Королевские комиссары не приняли было этих условий. Они подали Хмельницкому свой проект перемирия, в котором домогались, чтобы коронные войска могли ходить по реки Случь, по Бар, Винницу, Заслав. Но Хмельницкий перечеркнул их пункты и велел им готовиться в дорогу с одним ответным письмом его и с вызовом на войну.
«Согласились мы и на такое перемирие» (писал Мясковский), «лишь бы вырваться из тиранских рук и предостеречь короля и Речь Посполитую, да чтобы этим ненадежным перемирием задержать Хмельницкого у Днепра и вырвать у него пленников». Даже и для того, чтобы задержать Хмельницкого у Днепра, не предлагали и не могли предлагать ему королевские послы ни Чигирина с четырьмя другими городами, ни киевского воеводства; не было речи и о границах Белой Руси, «как владели благочестивые великие князья», чем хвалился он через месяц в Чигирине царскому дворянину Унковскому [96].
Комиссары посулили по 100 червонцев главным полковникам за содействие в освобождении пленников. Они были тайком у войскового обозного, Чорноты, пробуя подкупить «жестокого тирана», как назван Чорнота в дневнике, и достойно замечания, что даже в этом щекотливом и опасном случае не могли обойтись без своих гувернеров: они взяли с собой ксендза Лентовского, — того самого, которого Вешняк едва не ударил булавой за весьма осторожное замечание. Казаки даже православных попов не допускали в свои коши и рады: тем более было противно им совещание с попами католическими.

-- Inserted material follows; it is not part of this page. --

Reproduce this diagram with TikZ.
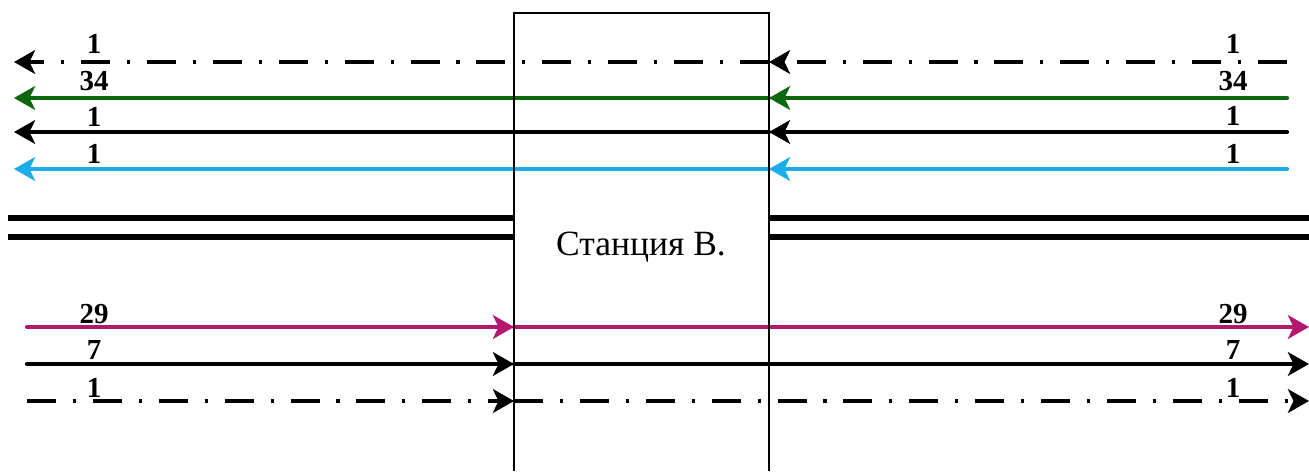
\documentclass[tikz,border=0pt]{standalone}
\usepackage{fontspec}
\setmainfont{Liberation Serif}
\usetikzlibrary{arrows.meta}
\definecolor{trgreen}{RGB}{12,104,12}
\definecolor{trcyan}{RGB}{28,172,232}
\definecolor{trmagenta}{RGB}{180,24,110}
\tikzset{
  tip/.style={-{Stealth[length=12pt,width=13.5pt,inset=3.2pt]}},
  trline/.style={line width=2.4pt,line cap=round},
  dashdot/.style={line width=2.4pt,line cap=butt,dash pattern=on 16.5pt off 9.6pt on 1.8pt off 9.6pt},
  track/.style={line width=3.4pt,line cap=butt},
  boxline/.style={line width=1.1pt},
  num/.style={font=\bfseries\fontsize{16.5}{16.5}\selectfont,anchor=base,inner sep=0pt},
  station/.style={font=\fontsize{20.2}{21}\selectfont,anchor=base,inner sep=0pt}
}
\begin{document}
\begin{tikzpicture}[x=0.02cm,y=-0.02cm]
\useasboundingbox (0,0) rectangle (1309,471);
% coordinates
\foreach \n/\y in {a/62,b/98,c/132,d/169,e/327,f/364,g/401}{
  \coordinate (\n L) at (14,\y);
  \coordinate (\n S) at (27,\y);
  \coordinate (\n W) at (514,\y);
  \coordinate (\n E) at (769,\y);
  \coordinate (\n R) at (1287,\y);
  \coordinate (\n X) at (1309,\y);
}
% upper direction (right to left)
\draw[dashdot,tip] (aR) -- (aE);
\draw[dashdot,tip] (aE) -- (aL);
\draw[trline,trgreen,tip] (bR) -- (bE);
\draw[trline,trgreen,tip] (bE) -- (bL);
\draw[trline,black,tip] (cR) -- (cE);
\draw[trline,black,tip] (cE) -- (cL);
\draw[trline,trcyan,tip] (dR) -- (dE);
\draw[trline,trcyan,tip] (dE) -- (dL);
% tracks
\coordinate (t1a) at (8,218); \coordinate (t1b) at (514,218);
\coordinate (t1c) at (769,218); \coordinate (t1d) at (1312,218);
\coordinate (t2a) at (8,237); \coordinate (t2b) at (514,237);
\coordinate (t2c) at (769,237); \coordinate (t2d) at (1312,237);
\draw[track] (t1a) -- (t1b);
\draw[track] (t2a) -- (t2b);
\draw[track] (t1c) -- (t1d);
\draw[track] (t2c) -- (t2d);
% lower direction (left to right)
\draw[trline,trmagenta,tip] (eS) -- (eW);
\draw[trline,trmagenta,tip] (eW) -- (eX);
\draw[trline,black,tip] (fS) -- (fW);
\draw[trline,black,tip] (fW) -- (fX);
\draw[dashdot,tip] (gS) -- (gW);
\draw[dashdot,tip] (gW) -- (gX);
% station box
\coordinate (bx1) at (514,471); \coordinate (bx2) at (514,13);
\coordinate (bx3) at (769,13); \coordinate (bx4) at (769,471);
\draw[boxline] (bx1) -- (bx2) -- (bx3) -- (bx4);
\node[station] (st) at (641,255) {Станция В.};
% labels left
\node[num] (l1) at (94,53) {1};
\node[num] (l2) at (94,90) {34};
\node[num] (l3) at (94,126) {1};
\node[num] (l4) at (94,163) {1};
\node[num] (l5) at (94,323) {29};
\node[num] (l6) at (94,359) {7};
\node[num] (l7) at (94,397) {1};
% labels right
\node[num] (r1) at (1233,53) {1};
\node[num] (r2) at (1233,90) {34};
\node[num] (r3) at (1233,125) {1};
\node[num] (r4) at (1233,163) {1};
\node[num] (r5) at (1233,323) {29};
\node[num] (r6) at (1233,359) {7};
\node[num] (r7) at (1233,397) {1};
\end{tikzpicture}
\end{document}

Не понимали этого паны, проведя столько веков на попечении римского духовенства, и потому крайне дивились ответу «жестокого тирана». Кисель отдавал ему даже свое столовое серебро, которое ценил в 24.000 злотых. Другие комиссары также не жалели «своих мешков». Но казак отвергнул (sprevit) все это, и отвечал: «Не пійду до гетьмана, бо нездужаю: пили всю ніч із гетьманом. Він буде в мене тута. Але ж не радив я йому и не раджу пускати пташок із клітки. Та й ви самі, коли б я не нездужав, не знаю, як би влизнули».
Тогда комиссары отправились к Хмельницкому «трактовать окончательно (ultimarie), просить со слезами (cum lacrymis)». Кисель, воображая, что знает чувствительные струны казацкого сердца, заперся с гетманом и провел часа полтора в убеждениях. «Ничто не помогало (nihil profuit)».